The official Korean Central News Agency  quoted the North's military Friday as saying that if the drills are held, the "intensity and range" of its firepower will be more serious than when it shelled Yeonpyeong Island last month.  Four people were killed in that attack.

The governor of the U.S. state of New Mexico, Bill Richardson, described the situation while visiting Pyongyang Friday as a "tinderbox."  The veteran negotiator and former ambassador to the United Nations told CNN in a telephone interview that he urged North Korea to exercise extreme restraint.  He said he appealed to the North to allow the South to go ahead with military exercises.

Richardson is in North Korea on a private mission to try to ease tensions on the Korean peninsula.

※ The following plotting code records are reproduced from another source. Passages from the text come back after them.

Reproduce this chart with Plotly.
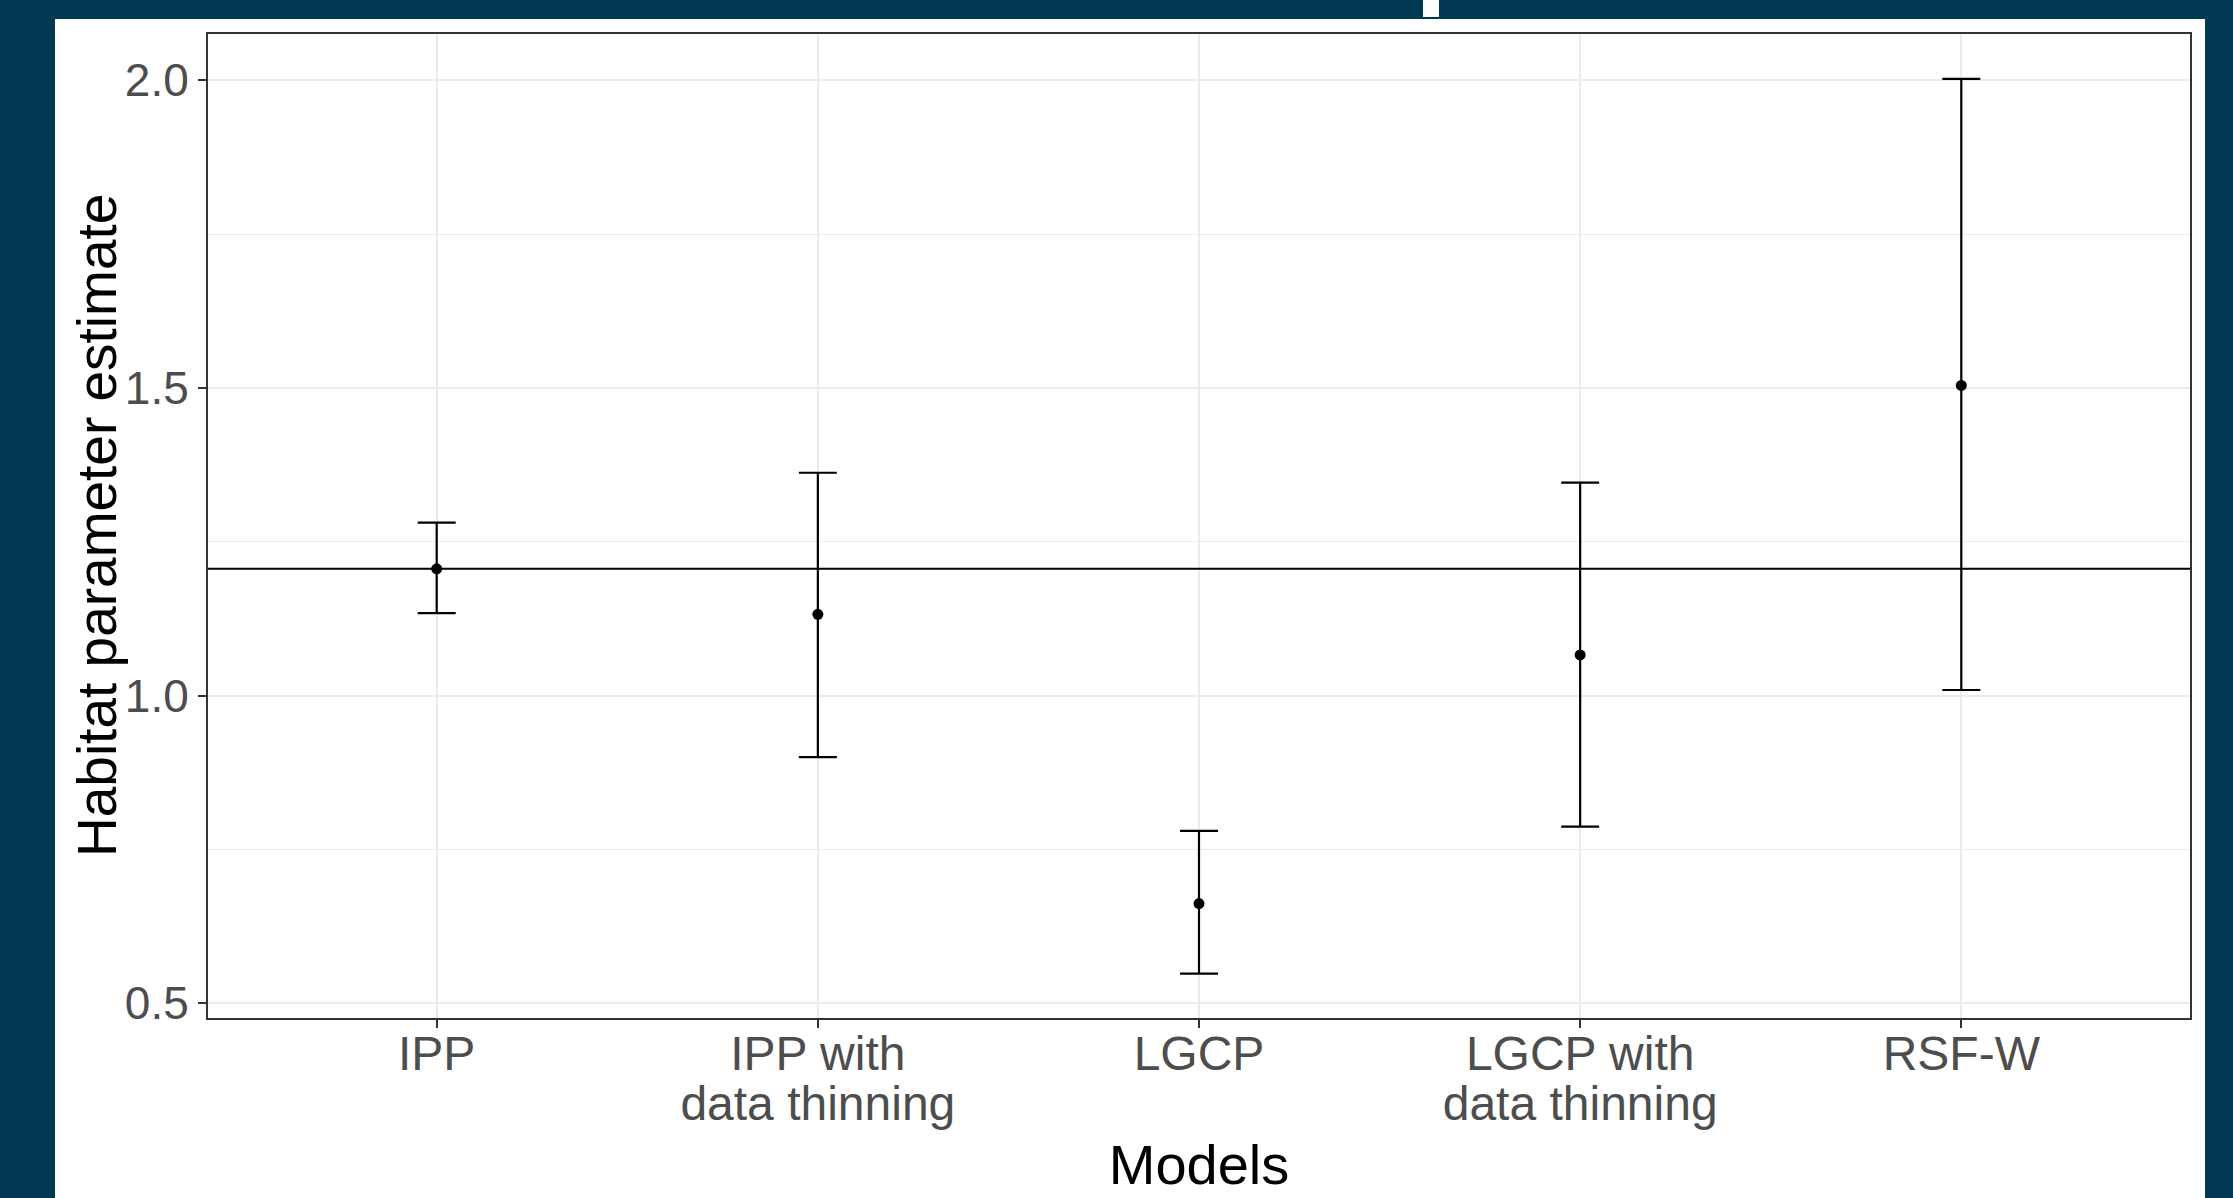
import plotly.graph_objects as go

# ---- data ----
models = ["IPP", "IPP with<br>data thinning", "LGCP", "LGCP with<br>data thinning", "RSF-W"]
estimate = [1.206, 1.132, 0.662, 1.066, 1.504]
lower = [1.134, 0.900, 0.548, 0.787, 1.009]
upper = [1.281, 1.362, 0.780, 1.346, 2.002]
true_value = 1.206
y_ticks = [0.5, 1.0, 1.5, 2.0]
y_tick_labels = ["0.5", "1.0", "1.5", "2.0"]

# ---- layout constants ----
W, H = 2233, 1198
ML, MR, MT, MB = 208, 43, 34, 180
FRAME = "#023952"
FONT = "Liberation Sans, Arial, Helvetica, sans-serif"
TICK_PX = 46          # glyph size of y tick labels
XTICK_PX = 48         # glyph size of x tick labels
LINE_BASE = 38.5      # base size -> controls line spacing of two-line labels


def px_x(px):
    return (px - ML) / (W - ML - MR)


def px_y(py):
    return (H - MB - py) / (H - MT - MB)


err_plus = [u - e for u, e in zip(upper, estimate)]
err_minus = [e - l for e, l in zip(estimate, lower)]

tick_text = ["<br>".join(f'<span style="font-size:{XTICK_PX}px">{part}</span>' for part in m.split("<br>"))
             for m in models]

fig = go.Figure()
fig.add_trace(go.Scatter(
    x=models, y=estimate, mode="markers",
    marker=dict(color="black", size=11),
    error_y=dict(type="data", symmetric=False, array=err_plus, arrayminus=err_minus,
                 color="black", thickness=2.2, width=19),
    showlegend=False,
))

shapes = [
    # white slide area
    dict(type="rect", xref="paper", yref="paper", x0=px_x(55), x1=px_x(2205),
         y0=px_y(H + 10), y1=px_y(19), fillcolor="white", line=dict(width=0), layer="below"),
    # small white mark at the top edge
    dict(type="rect", xref="paper", yref="paper", x0=px_x(1423), x1=px_x(1439),
         y0=px_y(17), y1=px_y(-10), fillcolor="white", line=dict(width=0), layer="below"),
    # reference line
    dict(type="line", xref="paper", yref="y", x0=0, x1=1, y0=true_value, y1=true_value,
         line=dict(color="black", width=2), layer="above"),
]

fig.update_layout(
    width=W, height=H,
    margin=dict(l=ML, r=MR, t=MT, b=MB, autoexpand=False),
    paper_bgcolor=FRAME, plot_bgcolor="white",
    font=dict(family=FONT, color="#4D4D4D"),
    shapes=shapes,
    xaxis=dict(
        type="category", range=[-0.6, 4.6],
        tickvals=models, ticktext=tick_text,
        showgrid=True, gridcolor="#EBEBEB", gridwidth=1.5,
        showline=True, linecolor="#333333", linewidth=2, mirror=True,
        ticks="outside", ticklen=8, tickwidth=2, tickcolor="#333333",
        tickfont=dict(size=LINE_BASE, color="#4D4D4D", family=FONT),
        ticklabelstandoff=-4,
        title=dict(text="Models", font=dict(size=56, color="black", family=FONT), standoff=16),
        zeroline=False, automargin=False,
    ),
    yaxis=dict(
        range=[0.476, 2.075],
        tickvals=y_ticks, ticktext=y_tick_labels,
        showgrid=True, gridcolor="#EBEBEB", gridwidth=1.5,
        minor=dict(dtick=0.25, tick0=0.25, showgrid=True, gridcolor="#EBEBEB", gridwidth=1.2, ticks=""),
        showline=True, linecolor="#333333", linewidth=2, mirror=True,
        ticks="outside", ticklen=8, tickwidth=2, tickcolor="#333333",
        tickfont=dict(size=TICK_PX, color="#4D4D4D", family=FONT),
        zeroline=False, automargin=False,
    ),
    annotations=[dict(
        text="Habitat parameter estimate", textangle=-90,
        xref="paper", yref="paper", x=px_x(97), y=0.5, xanchor="center", yanchor="middle",
        showarrow=False, font=dict(size=55, color="black", family=FONT),
    )],
)

fig.write_html("out.html", config={"displayModeBar": False},
               post_script="document.body.style.margin='0';document.body.style.overflow='hidden';")
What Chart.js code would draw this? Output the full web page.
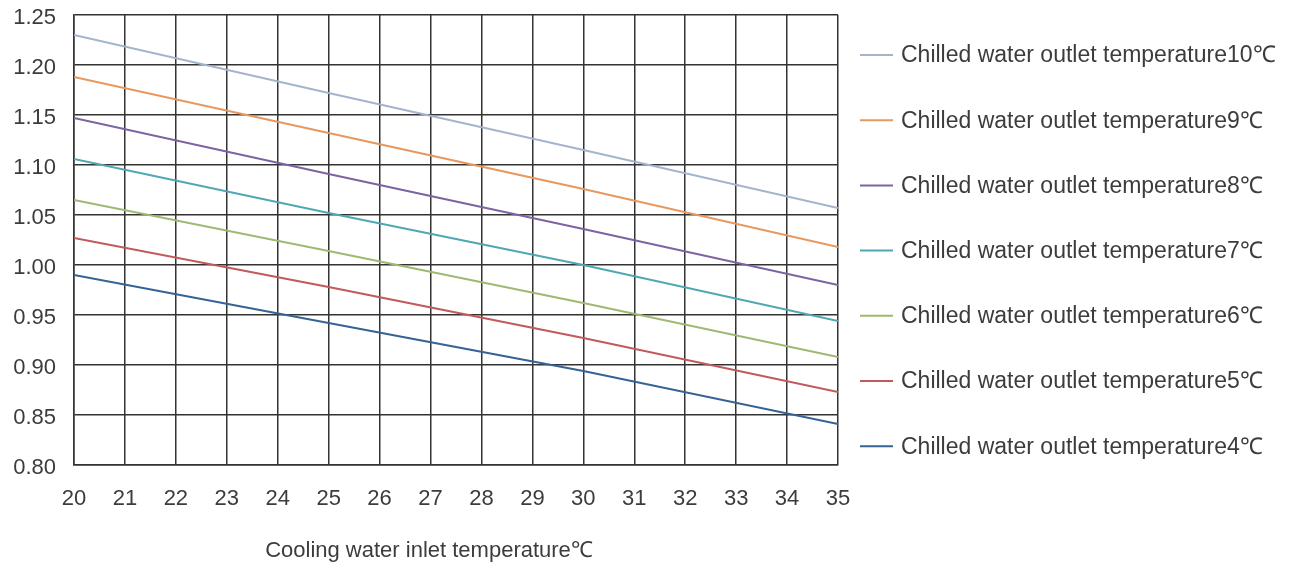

A U.S. State Department spokesman, P.J. Crowley, said Friday that there would be no justification for North Korea to take military action.  He also said the United States is concerned about the situation and "trusts" that South Korea "will be very cautious" in what it does.

In Moscow, Russia summoned the South Korean and U.S. ambassadors to express "extreme concern" about the planned live-fire drills.  During the meeting, Russian Deputy Foreign Minister Alexei Borodavkin urged South Korea and the United States to refrain from the drills to prevent an escalation of tensions on the Korean Peninsula.

U.N. Secretary General Ban Ki-moon urged North Korea to show restraint and called on both Koreas to reduce tensions on the peninsula.

On Thursday, a top U.S. general, Vice Chairman of the U.S. Joint Chiefs of Staff General James Cartwright, said  there is concern in Washington of a possible "chain reaction" on the Korean peninsula if North Korea responds aggressively to the South's new exercises.